The difference between Eric and I is that he didn't let that define him. He wore his last name with pride and continued his life in stride, laser-focusing on his own love for the game of hockey, playing because he loved it not because of his pursuit to reach a particular destination.
“I was totally committed to the game. And I think that was a big reason why I ended up making it and it was because I dialed in on it. I wanted it so bad. And it wasn’t that I set the goal— hey I need to play in the NHL. I just loved the game so much that I worked hard and that opened doors. I just wanted to win, I wanted to play. And I played with passion.“
What I find particularly refreshing about Eric is that he's not your typical a-list athlete. He knows his skills and lack thereof, and he focuses on being a "team" guy versus an individual with individual goals. It's why when one asks former teammates and media members about the kind of guy Eric was in the locker-room, they come back with a "a locker-room guy. The glue. The one who makes it about the whole experience versus an individual pursuit."
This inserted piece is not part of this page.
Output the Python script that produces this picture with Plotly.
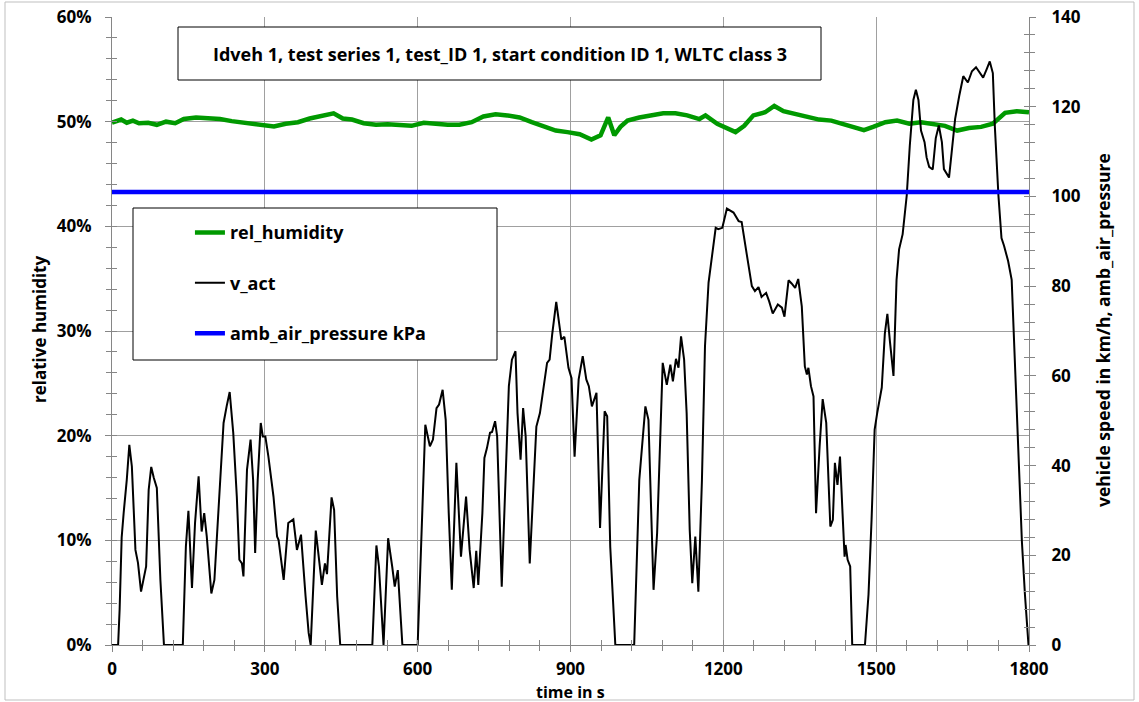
import plotly.graph_objects as go

# ---------------- data ----------------
speed_time = [0, 12, 15, 19, 23, 29, 34, 39, 46, 51, 57, 61, 67, 72, 77, 82, 88, 95, 102, 139,
              145, 150, 157, 163, 170, 176, 181, 186, 195, 201, 209, 219, 225, 231, 238, 245, 250,
              255, 258, 265, 272, 277, 281, 286, 292, 296, 301, 307, 317, 324, 327, 337, 346, 356,
              363, 371, 380, 386, 390, 400, 412, 418, 422, 431, 436, 442, 448, 511, 519, 524, 533,
              542, 550, 555, 561, 570, 600, 607, 615, 624, 630, 637, 642, 649, 655, 661, 667, 676,
              685, 695, 702, 710, 715, 719, 727, 731, 736, 742, 746, 752, 756, 765, 772, 779, 785,
              792, 796, 802, 807, 812, 820, 827, 833, 840, 847, 854, 859, 864, 872, 877, 882, 888,
              896, 902, 908, 916, 924, 931, 936, 942, 951, 958, 967, 972, 978, 988, 1025, 1035,
              1047, 1053, 1063, 1070, 1076, 1081, 1089, 1096, 1101, 1107, 1112, 1117, 1123, 1128,
              1134, 1139, 1145, 1151, 1158, 1164, 1171, 1177, 1185, 1190, 1198, 1207, 1220, 1230,
              1236, 1246, 1256, 1262, 1269, 1275, 1284, 1290, 1297, 1307, 1315, 1320, 1328, 1334,
              1341, 1347, 1354, 1360, 1364, 1367, 1372, 1377, 1382, 1389, 1395, 1402, 1410, 1415,
              1419, 1424, 1429, 1434, 1438, 1440, 1444, 1449, 1453, 1478, 1485, 1491, 1497, 1502,
              1508, 1511, 1517, 1522, 1527, 1534, 1540, 1545, 1552, 1560, 1566, 1573, 1578, 1583,
              1588, 1595, 1599, 1604, 1611, 1617, 1623, 1629, 1633, 1637, 1643, 1648, 1655, 1663,
              1671, 1680, 1688, 1696, 1704, 1710, 1717, 1723, 1729, 1733, 1740, 1746, 1751, 1759,
              1766, 1772, 1779, 1786, 1792, 1799]
v_act = [0, 0, 8, 24, 29.6, 36.8, 44.6, 39.8, 21.2, 18.3, 11.9, 14.5, 17.5, 34.6, 39.7, 37.3, 35,
         14.5, 0, 0, 21.9, 29.9, 12.7, 27.2, 37.6, 25.3, 29.4, 24.2, 11.5, 14.5, 29.4, 49.5, 53.2,
         56.4, 47.3, 33.1, 19, 18.2, 15.3, 39.1, 45.8, 36.8, 20.5, 36.8, 49.5, 46.5, 46.5, 42, 33.1,
         24.2, 23.4, 14.5, 27.2, 28, 21.2, 24.6, 10.8, 2.7, 0, 25.5, 13.4, 18.2, 15.8, 32.9, 30.1,
         10.8, 0, 0, 22.2, 17.5, 0, 23.8, 17.5, 13, 16.7, 0, 0, 23.4, 49.1, 44.3, 45.8, 52.8, 53.6,
         56.9, 50.2, 29.4, 12.3, 40.6, 19.7, 33.1, 21.2, 12.7, 21, 13.4, 29.4, 41.7, 43.9, 47.3,
         47.5, 49.9, 46.5, 13, 36.8, 57.7, 63.6, 65.5, 51.7, 41.3, 52.8, 46.5, 18.2, 35.3, 48.7,
         51.7, 57.3, 62.9, 63.6, 69.2, 76.5, 71.8, 68.1, 68.7, 61.8, 59.5, 42, 59.2, 64.4, 59.2,
         57.7, 53.2, 56.2, 26.1, 52.1, 51, 21.9, 0, 0, 36.8, 53.2, 50.2, 12.3, 24.9, 44.3, 62.9,
         58, 62.5, 58.8, 63.8, 61.8, 68.8, 63.6, 51.7, 25.7, 13.8, 24.2, 11.9, 36.8, 66.6, 80.8,
         86, 93, 92.7, 93, 97.3, 96.4, 94.5, 94.3, 87.1, 80, 78.9, 79.8, 77.6, 78.5, 76.6, 73.9,
         75.9, 75.2, 73.2, 81.3, 80.6, 79.6, 81.6, 75.5, 62.1, 60.3, 61.8, 57.7, 55.4, 29.4, 44.3,
         54.8, 49.5, 26.4, 27.9, 40.6, 35.7, 42, 29.4, 19.7, 22.3, 19, 17.5, 0, 0, 11.3, 28, 48,
         51.7, 56.2, 57.4, 69.4, 73.8, 67.7, 60, 81.4, 88.2, 91.6, 100.2, 111.3, 121.5, 123.8,
         121.5, 114.7, 112.1, 108.7, 106.6, 106, 113, 115.8, 112.1, 106.1, 105.3, 104.2, 109.6,
         117.3, 122.4, 126.8, 125.4, 127.9, 128.8, 127.5, 126.5, 128.4, 130.1, 127.5, 115.5, 100.2,
         90.7, 89, 85.6, 81.4, 64.3, 42.9, 23.2, 11.3, 0]

hum_time = [0, 18, 29, 41, 53, 71, 88, 106, 124, 141, 165, 188, 212, 235, 259, 282, 300, 318,
            341, 365, 388, 412, 435, 453, 471, 494, 518, 541, 565, 588, 612, 635, 659, 682, 706,
            729, 753, 776, 800, 824, 847, 871, 894, 918, 941, 959, 974, 986, 998, 1012, 1035, 1059,
            1082, 1106, 1129, 1153, 1165, 1188, 1212, 1224, 1241, 1259, 1282, 1300, 1318, 1341,
            1365, 1388, 1412, 1435, 1459, 1476, 1494, 1518, 1541, 1565, 1588, 1612, 1635, 1659,
            1682, 1706, 1729, 1753, 1776, 1800]
rel_humidity = [49.9, 50.2, 49.9, 50.1, 49.85, 49.9, 49.7, 50.0, 49.85, 50.25, 50.4, 50.35, 50.25,
                50.05, 49.9, 49.85, 49.7, 49.55, 49.8, 49.95, 50.3, 50.6, 50.8, 50.3, 50.2, 49.85,
                49.7, 49.75, 49.7, 49.6, 49.9, 49.75, 49.7, 49.7, 49.95, 50.5, 50.7, 50.6, 50.4,
                49.95, 49.55, 49.15, 49.0, 48.8, 48.3, 48.7, 50.4, 48.7, 49.5, 50.1, 50.4, 50.6,
                50.8, 50.8, 50.6, 50.25, 50.6, 49.8, 49.3, 49.0, 49.6, 50.6, 50.9, 51.5, 51.0,
                50.75, 50.4, 50.2, 50.1, 49.8, 49.5, 49.2, 49.5, 49.95, 50.1, 49.8, 49.95, 49.8,
                49.6, 49.15, 49.4, 49.5, 49.8, 50.85, 51.0, 50.9]
rel_humidity_frac = [h / 100 for h in rel_humidity]

pressure_time = [0, 300, 600, 900, 1200, 1500, 1800]
amb_air_pressure = [101.0, 101.0, 101.0, 101.0, 101.0, 101.0, 101.0]

title_text = "Idveh 1, test series 1, test_ID 1, start condition ID 1, WLTC class 3"

# ---------------- figure ----------------
FONT = "Open Sans"
AX = "#868686"
GRID = "#a0a0a0"
FS = 17

fig = go.Figure()
fig.add_trace(go.Scatter(x=hum_time, y=rel_humidity_frac, name="rel_humidity", mode="lines",
                         line=dict(color="#009900", width=4.5), legendgroup="a",
                         xaxis="x", yaxis="y"))
fig.add_trace(go.Scatter(x=speed_time, y=v_act, name="v_act", mode="lines",
                         line=dict(color="black", width=2), legendgroup="b",
                         xaxis="x", yaxis="y2"))
fig.add_trace(go.Scatter(x=pressure_time, y=amb_air_pressure, name="amb_air_pressure kPa",
                         mode="lines", line=dict(color="#0000ff", width=4.5), legendgroup="c",
                         xaxis="x", yaxis="y2"))
# invisible helpers so the inner half of the crossing tick marks is drawn
fig.add_trace(go.Scatter(x=[0], y=[0], mode="lines", showlegend=False, hoverinfo="skip",
                         xaxis="x3", yaxis="y3"))
fig.add_trace(go.Scatter(x=[0], y=[0], mode="lines", showlegend=False, hoverinfo="skip",
                         xaxis="x3", yaxis="y4"))

def bold(size=FS):
    return dict(family=FONT, size=size, color="black", weight="bold")

fig.update_layout(
    width=1139, height=702,
    margin=dict(l=112, r=110, t=17, b=57, autoexpand=False),
    paper_bgcolor="white", plot_bgcolor="white",
    font=bold(),
    xaxis=dict(range=[0, 1800], tick0=0, dtick=300, ticks="outside", ticklen=6, tickcolor=AX,
               showline=True, linecolor=AX, linewidth=1, showgrid=True, gridcolor=GRID,
               gridwidth=1, zeroline=False, tickfont=bold(), ticklabelstandoff=3,
               automargin=False,
               minor=dict(dtick=60, ticks="outside", ticklen=5, tickcolor=AX, showgrid=False)),
    yaxis=dict(range=[0, 0.6], tick0=0, dtick=0.1, tickformat=".0%", ticks="outside",
               ticklen=6, tickcolor=AX, showline=True, linecolor=AX, linewidth=1,
               showgrid=True, gridcolor=GRID, gridwidth=1, zeroline=False, tickfont=bold(),
               ticklabelstandoff=10, automargin=False,
               minor=dict(dtick=0.02, ticks="outside", ticklen=5, tickcolor=AX, showgrid=False)),
    yaxis2=dict(range=[0, 140], tick0=0, dtick=20, overlaying="y", side="right", anchor="x",
                ticks="outside", ticklen=6, tickcolor=AX, showline=True, linecolor=AX,
                linewidth=1, showgrid=False, zeroline=False, tickfont=bold(),
                ticklabelstandoff=12, automargin=False,
                minor=dict(dtick=4, ticks="outside", ticklen=5, tickcolor=AX, showgrid=False)),
    xaxis3=dict(range=[0, 1800], tick0=0, dtick=300, overlaying="x", anchor="y", side="bottom",
                ticks="inside", ticklen=5, tickcolor=AX, showticklabels=False, showline=False,
                showgrid=False, zeroline=False, automargin=False,
                minor=dict(dtick=60, ticks="inside", ticklen=5, tickcolor=AX, showgrid=False)),
    yaxis3=dict(range=[0, 0.6], tick0=0, dtick=0.1, overlaying="y", anchor="x", side="left",
                ticks="inside", ticklen=5, tickcolor=AX, showticklabels=False, showline=False,
                showgrid=False, zeroline=False, automargin=False,
                minor=dict(dtick=0.02, ticks="inside", ticklen=5, tickcolor=AX, showgrid=False)),
    yaxis4=dict(range=[0, 140], tick0=0, dtick=20, overlaying="y", anchor="x", side="right",
                ticks="inside", ticklen=5, tickcolor=AX, showticklabels=False, showline=False,
                showgrid=False, zeroline=False, automargin=False,
                minor=dict(dtick=4, ticks="inside", ticklen=5, tickcolor=AX, showgrid=False)),
    legend=dict(x=0.085, y=0.686, xanchor="left", yanchor="top", bgcolor="rgba(0,0,0,0)",
                borderwidth=0, tracegroupgap=24, itemwidth=30, font=bold(18)),
    showlegend=True,
)

def px_x(px):
    return (px - 112) / 917

def px_y(py):
    return (645 - py) / 628

shapes = [
    # outer chart border
    dict(type="rect", xref="paper", yref="paper", x0=px_x(5), x1=px_x(1134), y0=px_y(700),
         y1=px_y(2), line=dict(color="#bfbfbf", width=1), fillcolor="rgba(0,0,0,0)", layer="above"),
    # title box
    dict(type="rect", xref="paper", yref="paper", x0=px_x(178), x1=px_x(821), y0=px_y(80),
         y1=px_y(27), line=dict(color="black", width=1), fillcolor="white", layer="above"),
    # legend box
    dict(type="rect", xref="paper", yref="paper", x0=px_x(133), x1=px_x(497), y0=px_y(360),
         y1=px_y(208), line=dict(color="black", width=1), fillcolor="white", layer="above"),
]
fig.update_layout(shapes=shapes)

def note(text, x, y, angle=0, size=FS):
    fig.add_annotation(text=text, xref="paper", yref="paper", x=px_x(x), y=px_y(y),
                       xanchor="center", yanchor="middle", textangle=angle,
                       showarrow=False, font=bold(size))

note(title_text, 500, 54, size=18)
note("relative humidity", 40, 330, -90)
note("vehicle speed in km/h, amb_air_pressure", 1103, 330, -90, size=17.5)
note("time in s", 570, 692, size=16)

fig.write_html("out.html", config={"displayModeBar": False},
               post_script="document.body.style.margin='0';")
“I think that’s why the reporters did come over and want to talk to me. It’s because I was actually going to tell you something outside the box a little bit - never say something stupid - but I’m going to give you an honest answer. I think that’s one of the reasons why I stuck around in the league for as long as i did - to be in the locker room and lighten the mood, and mentor young guys and give advice. You know, be a teammate in that way. I think that was definitely part of my package. Definitely when I was being shopped around as a player and trying to find the right fit. I took pride in that. I Always took pride in being a good teammate and speaking my mind.”
Now, as a retired player, not much of his optimism or his truths have changed. He's still the same guy except he's now pursuing a different life, one that allows him to scratch his curiosity which was often stifled while in the world of hockey.
“On game days it’s a physical beating. Schedule’s demanding - you play a lot games but man, we spend a lot of downtime on the plane. We could have read some books a little more. Lessened the card games or tv series and actually informed or educated ourselves. I never did anything until I was thrust into school and I had to. On non-game days, you practice at 10:30, end at 1:00 . You’ve got a lot of time left. Of course tons of guys had families. I never had a kid or anything like that when I was playing so that’s a little different. I just wish there was a little more education and awareness for sure. I wish I could say I was like the poster child for that but I was right in the mix of everybody else. When you’re making that much money and you see those paychecks coming in, you think you’re on top of the world.”
He's now using his lessons-learned to advise others in the game and openly talking about gender roles, masculinity, and locker-room talk.
“You can imagine what’s being talked about in the locker room or when you put 20 or 30 hockey players onto a plane. We’re always around each other. You definitely get stuck in a little bit of a box. It’s good to have outside interests. Just for your own sanity. I just keep saying there’s so much out there! You don't want to be the oddball that everybody's kind of making fun of, but at the same time why are guys being made fun of for being themselves and for trying to better themselves as a person.”
It's inspiring. Ice-breaking (pun intended) as it's extremely RARE to hear a professional athlete, especially an NHL'er talk so candidly and openly about the importance of Vulnerability.
“If you’ve never experienced [vulnerability] I don’t think you’re human. We’ve all been vulnerable at times and feel that at our lowest. I think the one thing that does affect men - if we’re going to connect the two - is how scared they are to show it. .And I’m a victim here. Looking at it. I’m guilty. I’ve been like that. I’ve thought, you’re not supposed to show that because you’re a man. Men aren’t supposed to be vulnerable. But you’re lying to yourself if you’ve never felt vulnerable.”